● Problem to work on: Drop every picture. Then return, exactly, the lines from the beginning of the listing below through the one containing "(8,7) rectangle (1216,769);".

● Data block:
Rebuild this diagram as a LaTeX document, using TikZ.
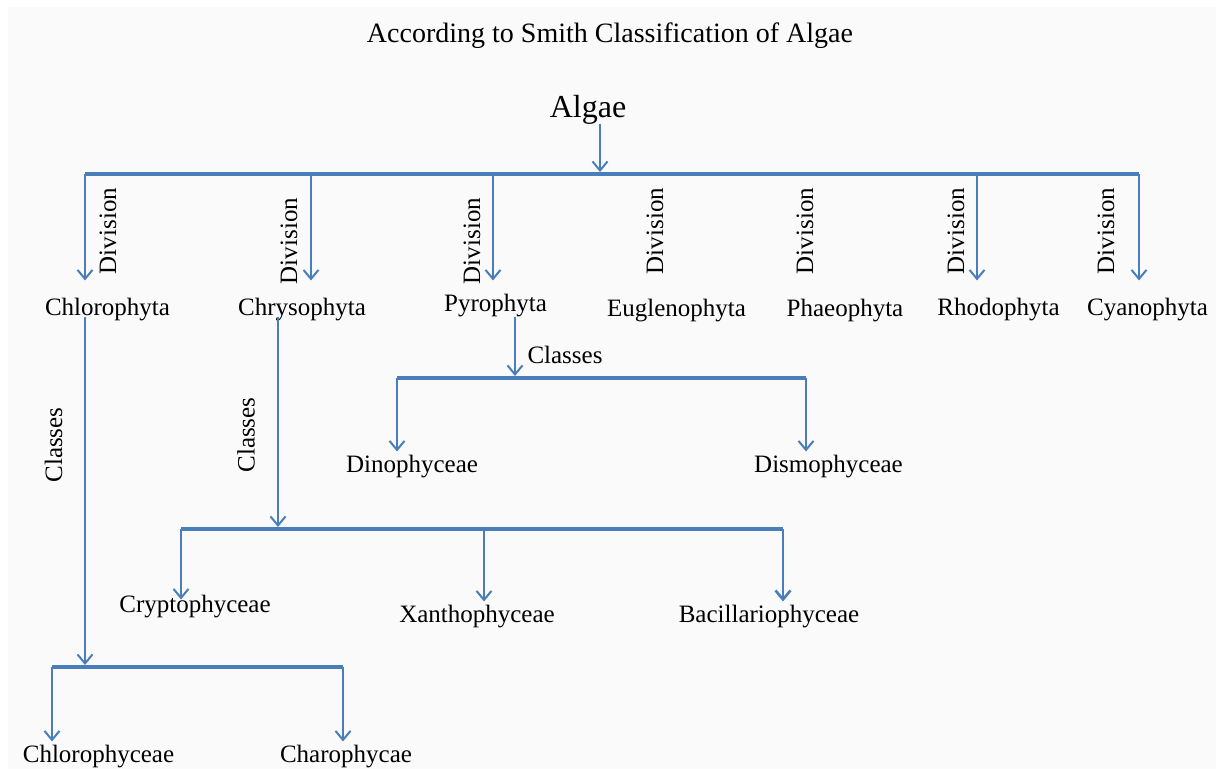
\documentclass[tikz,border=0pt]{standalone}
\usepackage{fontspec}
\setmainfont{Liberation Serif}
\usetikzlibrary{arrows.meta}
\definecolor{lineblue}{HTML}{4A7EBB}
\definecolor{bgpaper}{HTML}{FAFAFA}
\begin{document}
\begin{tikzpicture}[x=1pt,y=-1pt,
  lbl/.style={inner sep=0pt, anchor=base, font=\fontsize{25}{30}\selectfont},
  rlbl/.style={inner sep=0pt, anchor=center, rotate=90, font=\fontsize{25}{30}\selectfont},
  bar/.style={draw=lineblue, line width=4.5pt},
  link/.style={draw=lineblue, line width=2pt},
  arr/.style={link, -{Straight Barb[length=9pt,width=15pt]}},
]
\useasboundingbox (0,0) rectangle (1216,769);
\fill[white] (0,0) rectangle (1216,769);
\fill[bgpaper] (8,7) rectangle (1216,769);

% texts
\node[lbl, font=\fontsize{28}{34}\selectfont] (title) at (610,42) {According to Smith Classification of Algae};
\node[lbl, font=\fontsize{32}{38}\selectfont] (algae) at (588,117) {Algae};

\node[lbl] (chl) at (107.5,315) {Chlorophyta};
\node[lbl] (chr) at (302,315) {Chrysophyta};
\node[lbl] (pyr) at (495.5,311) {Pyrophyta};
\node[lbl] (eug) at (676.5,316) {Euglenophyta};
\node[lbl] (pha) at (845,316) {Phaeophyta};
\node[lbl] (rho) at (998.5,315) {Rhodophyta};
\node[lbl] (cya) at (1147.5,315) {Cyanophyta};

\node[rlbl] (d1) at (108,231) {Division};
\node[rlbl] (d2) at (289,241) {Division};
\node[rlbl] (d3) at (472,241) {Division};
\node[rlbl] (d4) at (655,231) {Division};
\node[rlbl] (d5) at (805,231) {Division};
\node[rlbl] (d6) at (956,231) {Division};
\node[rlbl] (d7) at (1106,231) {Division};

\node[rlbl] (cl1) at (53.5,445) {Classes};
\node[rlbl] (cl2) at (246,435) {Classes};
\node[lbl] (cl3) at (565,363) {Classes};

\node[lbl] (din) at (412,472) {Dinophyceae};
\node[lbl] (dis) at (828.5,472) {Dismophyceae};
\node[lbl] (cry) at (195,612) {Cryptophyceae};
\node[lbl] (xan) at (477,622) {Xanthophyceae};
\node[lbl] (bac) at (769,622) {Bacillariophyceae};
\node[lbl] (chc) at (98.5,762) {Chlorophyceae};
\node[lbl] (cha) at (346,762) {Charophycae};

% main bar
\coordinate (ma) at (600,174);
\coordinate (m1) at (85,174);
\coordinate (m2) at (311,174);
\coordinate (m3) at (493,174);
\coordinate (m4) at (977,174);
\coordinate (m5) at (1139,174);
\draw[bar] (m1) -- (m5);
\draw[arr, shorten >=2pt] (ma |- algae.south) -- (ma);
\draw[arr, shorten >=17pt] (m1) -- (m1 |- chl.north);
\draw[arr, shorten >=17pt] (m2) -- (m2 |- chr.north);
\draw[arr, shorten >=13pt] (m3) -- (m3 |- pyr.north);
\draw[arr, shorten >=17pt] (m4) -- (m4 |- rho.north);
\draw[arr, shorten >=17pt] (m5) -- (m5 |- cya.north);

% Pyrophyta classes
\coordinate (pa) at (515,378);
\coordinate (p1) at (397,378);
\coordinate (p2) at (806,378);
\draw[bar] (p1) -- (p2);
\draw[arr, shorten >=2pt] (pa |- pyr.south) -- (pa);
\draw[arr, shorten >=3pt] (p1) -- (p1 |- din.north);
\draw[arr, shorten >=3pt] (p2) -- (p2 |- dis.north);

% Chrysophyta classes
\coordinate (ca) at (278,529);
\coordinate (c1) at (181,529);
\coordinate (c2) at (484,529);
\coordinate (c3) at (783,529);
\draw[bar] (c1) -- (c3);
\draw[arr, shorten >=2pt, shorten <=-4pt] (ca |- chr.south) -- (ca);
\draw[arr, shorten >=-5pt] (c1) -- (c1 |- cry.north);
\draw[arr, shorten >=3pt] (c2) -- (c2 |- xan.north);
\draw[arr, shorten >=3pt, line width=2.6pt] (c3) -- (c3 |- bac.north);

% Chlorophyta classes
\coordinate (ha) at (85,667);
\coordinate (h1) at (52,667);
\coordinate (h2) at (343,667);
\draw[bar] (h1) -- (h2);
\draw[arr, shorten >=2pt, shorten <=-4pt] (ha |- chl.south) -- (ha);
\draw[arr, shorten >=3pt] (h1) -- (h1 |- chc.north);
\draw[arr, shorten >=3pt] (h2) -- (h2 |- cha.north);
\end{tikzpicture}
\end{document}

● Right answer:
Rebuild this diagram as a LaTeX document, using TikZ.
\documentclass[tikz,border=0pt]{standalone}
\usepackage{fontspec}
\setmainfont{Liberation Serif}
\usetikzlibrary{arrows.meta}
\definecolor{lineblue}{HTML}{4A7EBB}
\definecolor{bgpaper}{HTML}{FAFAFA}
\begin{document}
\begin{tikzpicture}[x=1pt,y=-1pt,
  lbl/.style={inner sep=0pt, anchor=base, font=\fontsize{25}{30}\selectfont},
  rlbl/.style={inner sep=0pt, anchor=center, rotate=90, font=\fontsize{25}{30}\selectfont},
  bar/.style={draw=lineblue, line width=4.5pt},
  link/.style={draw=lineblue, line width=2pt},
  arr/.style={link, -{Straight Barb[length=9pt,width=15pt]}},
]
\useasboundingbox (0,0) rectangle (1216,769);
\fill[white] (0,0) rectangle (1216,769);
\fill[bgpaper] (8,7) rectangle (1216,769);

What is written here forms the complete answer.